By Paul Southworth, Director General of the Direct Selling Association
Selling is a key part of business. Being able to make a sale can be the difference between business success and failure for the thousands of small and medium business in the UK. Often however, businesses in the current climate feel they can’t do any more to sell, and maximise their business success.
In fact, selling in the UK is alive and well. Direct selling, where goods are sold directly to customers, is one of the largest industries in the UK, contributing £2 billion a year to the country’s economy and offering flexible employment to over 400,000 people.
How then, can other businesses learn from the dynamic sales expertise at work in the direct selling industry? Here are some ideas from direct selling which might help you improve your sales technique, no matter what kind of business you are in.
Persistence pays off
This is true of any walk of life, but never more so than when you are in a sales role. In direct selling, consultants often need to make several calls to the same house to catch someone at home, in business it might require several calls or emails to engage with the right person, but stay positive, and don’t give up!

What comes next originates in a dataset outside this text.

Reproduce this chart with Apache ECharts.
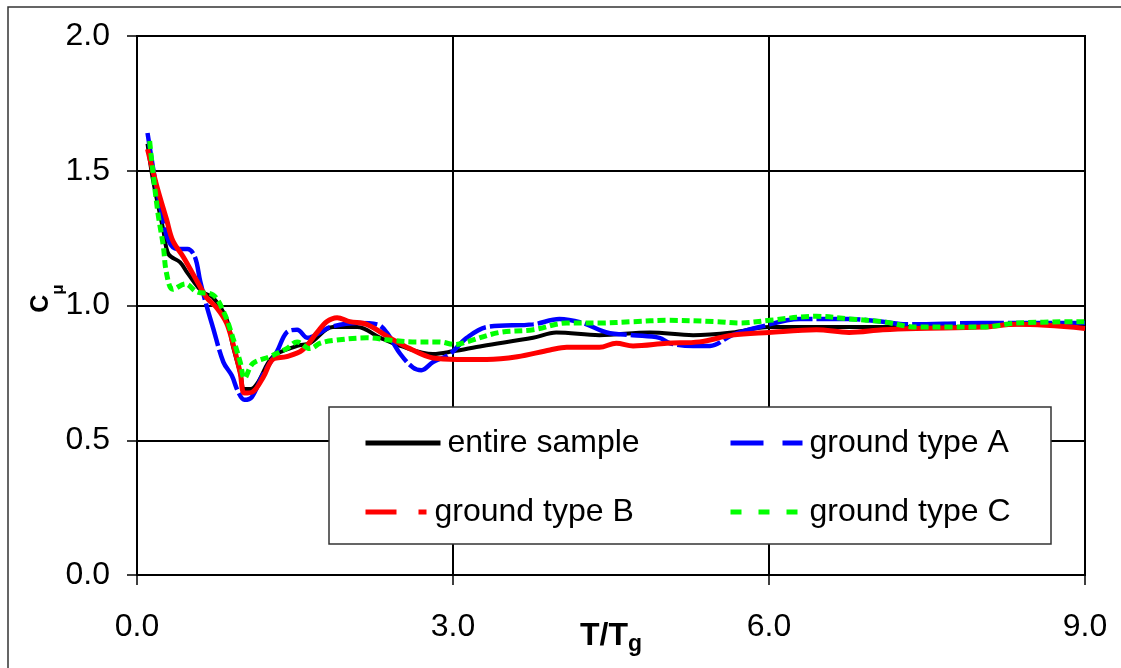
<!DOCTYPE html>
<html><head><meta charset="utf-8">
<script src="https://cdn.jsdelivr.net/npm/echarts@6/dist/echarts.min.js"></script>
<style>html,body{margin:0;padding:0;background:#fff}#c{width:1121px;height:668px}</style>
</head><body><div id="c"></div>
<script>
// ---- data ----
const seriesNames = ['entire sample', 'ground type A', 'ground type B', 'ground type C'];
const xTickValues = [0, 3, 6, 9];
const yTickValues = [0, 0.5, 1, 1.5, 2];

const entireX = [0.10,0.15,0.25,0.30,0.41,0.48,0.62,0.72,0.85,0.91,0.98,1.02,1.08,1.14,1.29,1.52,1.64,1.86,2.09,2.31,2.50,2.81,3.00,3.28,3.76,3.98,4.39,4.87,5.28,5.65,6.00,6.45,7.08,7.70,8.40,9.00];
const entireY = [1.60,1.47,1.28,1.19,1.16,1.12,1.05,1.03,0.95,0.85,0.75,0.69,0.69,0.71,0.81,0.85,0.86,0.92,0.92,0.88,0.85,0.82,0.83,0.85,0.88,0.90,0.89,0.90,0.89,0.90,0.92,0.92,0.92,0.92,0.93,0.93];

const typeAX = [0.10,0.17,0.24,0.30,0.38,0.48,0.55,0.60,0.66,0.72,0.82,0.90,0.96,1.02,1.09,1.19,1.33,1.42,1.52,1.62,1.74,1.83,2.09,2.28,2.37,2.50,2.62,2.70,2.81,2.97,3.13,3.32,3.76,4.01,4.23,4.46,4.71,4.96,5.06,5.28,5.44,5.65,5.91,6.29,6.76,7.08,7.30,8.03,9.00];
const typeAY = [1.64,1.47,1.33,1.24,1.21,1.21,1.18,1.09,1.00,0.92,0.79,0.74,0.68,0.65,0.66,0.74,0.83,0.90,0.91,0.88,0.90,0.92,0.935,0.93,0.90,0.82,0.77,0.76,0.79,0.82,0.88,0.92,0.93,0.95,0.935,0.90,0.89,0.88,0.86,0.85,0.85,0.89,0.92,0.95,0.95,0.94,0.93,0.935,0.935];

const typeBX = [0.10,0.19,0.28,0.34,0.44,0.57,0.66,0.76,0.85,0.91,0.98,1.02,1.10,1.20,1.29,1.42,1.57,1.71,1.80,1.90,2.02,2.18,2.40,2.59,2.81,3.04,3.32,3.61,3.92,4.08,4.39,4.55,4.71,5.03,5.34,5.65,6.00,6.45,6.76,7.08,7.40,8.03,8.35,9.00];
const typeBY = [1.58,1.44,1.32,1.24,1.18,1.09,1.03,0.99,0.935,0.86,0.75,0.675,0.68,0.735,0.80,0.81,0.835,0.90,0.94,0.955,0.94,0.93,0.88,0.84,0.805,0.80,0.80,0.81,0.835,0.845,0.845,0.86,0.85,0.86,0.865,0.89,0.90,0.91,0.90,0.91,0.915,0.92,0.93,0.915];

const typeCX = [0.12,0.15,0.20,0.25,0.28,0.34,0.46,0.57,0.72,0.83,0.91,0.98,1.02,1.10,1.26,1.42,1.52,1.64,1.74,1.86,2.18,2.43,2.66,2.87,3.02,3.13,3.44,3.76,4.08,4.39,4.71,5.03,5.50,5.72,6.00,6.45,6.76,7.08,7.40,7.71,8.03,8.35,9.00];
const typeCY = [1.61,1.50,1.34,1.22,1.12,1.06,1.08,1.05,1.04,0.97,0.88,0.79,0.73,0.785,0.81,0.84,0.865,0.84,0.86,0.87,0.88,0.87,0.865,0.865,0.855,0.865,0.90,0.91,0.935,0.935,0.94,0.945,0.94,0.935,0.945,0.96,0.95,0.94,0.92,0.92,0.92,0.935,0.94];

const xTitleMain = 'T/T', xTitleSub = 'g';
const yTitleMain = 'C', yTitleSub = 'μ';

// ---- build ----
function pairs(xs, ys) { return xs.map((x, i) => [x, ys[i]]); }
const FONT = '"Liberation Sans", Arial, Helvetica, sans-serif';
const chart = echarts.init(document.getElementById('c'), null, {renderer: 'canvas'});

const colors = ['#000000', '#0000ff', '#ff0000', '#00ff00'];
const plotDash = ['solid', [44, 4], 'solid', [8, 4]];
const plotWidth = [4, 4.5, 5, 5];
const legendDash = ['solid', [33, 19], [31, 22, 8, 30], [11, 17]];
const legendPos = [[363, 443, 75], [728, 443, 72], [363, 512, 62], [728, 512, 72]];
const dataX = [entireX, typeAX, typeBX, typeCX];
const dataY = [entireY, typeAY, typeBY, typeCY];

const series = seriesNames.map((n, i) => ({
  name: n, type: 'line', data: pairs(dataX[i], dataY[i]),
  showSymbol: false, symbol: 'none', smooth: 0.35, z: 2 + i * 0.1,
  lineStyle: {color: colors[i], width: plotWidth[i], type: plotDash[i]},
  itemStyle: {color: colors[i]}
}));

const legends = seriesNames.map((n, i) => ({
  show: true, data: [n], left: legendPos[i][0], top: legendPos[i][1] - 16, padding: 0,
  itemWidth: legendPos[i][2], itemHeight: 5, itemGap: 0, selectedMode: false, z: 10,
  textStyle: {fontSize: 32, fontFamily: FONT, color: '#000', padding: [0, 0, 0, 2]},
  itemStyle: {opacity: 0},
  lineStyle: {width: 5, type: legendDash[i], color: colors[i]}
}));

const option = {
  backgroundColor: '#fff',
  animation: false,
  grid: {left: 137, top: 36, right: 36, bottom: 93, show: true, borderColor: '#000', borderWidth: 2,
         outerBoundsMode: 'none', containLabel: false},
  xAxis: {
    type: 'value', min: xTickValues[0], max: xTickValues[xTickValues.length - 1], interval: xTickValues[1] - xTickValues[0],
    axisLine: {show: true, onZero: false, lineStyle: {color: '#000', width: 2}},
    axisTick: {show: true, length: 10, lineStyle: {color: '#000', width: 1.5}},
    axisLabel: {formatter: v => v.toFixed(1), fontSize: 32, color: '#000', fontFamily: FONT, margin: 36},
    splitLine: {show: true, lineStyle: {color: '#000', width: 2}},
    name: '{m|' + xTitleMain + '}{s|' + xTitleSub + '}', nameLocation: 'middle', nameGap: 45, nameMoveOverlap: false,
    nameTextStyle: {rich: {
      m: {fontSize: 32, fontWeight: 'bold', fontFamily: FONT, color: '#000', verticalAlign: 'bottom', padding: [0, 0, 4, 0]},
      s: {fontSize: 23, fontWeight: 'bold', fontFamily: FONT, color: '#000', verticalAlign: 'bottom'}
    }}
  },
  yAxis: {
    type: 'value', min: yTickValues[0], max: yTickValues[yTickValues.length - 1], interval: yTickValues[1] - yTickValues[0],
    axisLine: {show: true, lineStyle: {color: '#000', width: 2}},
    axisTick: {show: true, length: 10, lineStyle: {color: '#000', width: 1.5}},
    axisLabel: {formatter: v => v.toFixed(1), fontSize: 32, color: '#000', fontFamily: FONT, margin: 27},
    splitLine: {show: true, lineStyle: {color: '#000', width: 2}},
    name: '{m|' + yTitleMain + '}{s|' + yTitleSub + '}', nameLocation: 'middle', nameGap: 70, nameRotate: 90, nameMoveOverlap: false,
    nameTextStyle: {padding: [0, 0, 0, 14], rich: {
      m: {fontSize: 25, fontWeight: 'bold', fontFamily: FONT, color: '#000', verticalAlign: 'bottom', padding: [0, 0, 13, 0]},
      s: {fontSize: 17, fontWeight: 'bold', fontFamily: FONT, color: '#000', verticalAlign: 'bottom'}
    }}
  },
  legend: legends,
  graphic: {elements: [
    {type: 'rect', silent: true, z: 0, shape: {x: 8, y: 7, width: 1400, height: 900}, style: {fill: 'none', stroke: '#333', lineWidth: 1.5}},
    {type: 'rect', silent: true, z: 3, shape: {x: 329, y: 407, width: 722, height: 137}, style: {fill: '#fff', stroke: '#333', lineWidth: 1.5}}
  ]},
  series: series
};
chart.setOption(option);
</script>
</body></html>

Direct sellers are always on the lookout for potential customers - whether in the playground or in the pub, they could always be in the company of potential customers. They need to use this to their advantage and have a think about all the chances to network. In business too, there may be more opportunities to network that you originally think — look at all you potential customers, and try to extend your networks, through social media, networking events and the contacts you already have.
Direct sellers keep in touch with regular customers and seek personal comments or testimonials, to validate their work and reputation. Likewise, small businesses should reach out to happy customers and ask for a recommendation for your website or marketing materials. A recommendation on the quality of your work or products from someone else is much more powerful that saying it yourself.
Show and tell
Direct selling often works on a tried and tested method — show people what’s being sold, and letting them try it for themselves. This can be a very effective way of selling across the board, if your customer is unconvinced on the phone, offer to go and see them personally and demonstrate the effectiveness of the product or service. Face to face works in the direct selling industry and could be a hugely valuable method of selling in your business too.
Direct sellers are often incredibly proficient at getting orders processed and demonstrating an extremely high level of customer service because they are very keen be seen as professional. There’s no reason then, why other business shouldn’t demonstrate the same commitment to their client base, delivering goods on time and with high levels of customer care. A professional approach will help you develop your reputation and maintain repeat customers.
Much of the direct selling industry offers an amazing amount of support and training to its sales force. Likewise, in your business, try to take advantage of any training on offer, or ask for help and support when you need it. Make sure you have all the information you need to sell — whether that’s asking your suppliers or production department for complete product information, or brainstorming the unique selling points of your services with the rest of your team. You’ll find that many people within the business are normally very happy to share ideas, best practice and trouble-shooting suggestions.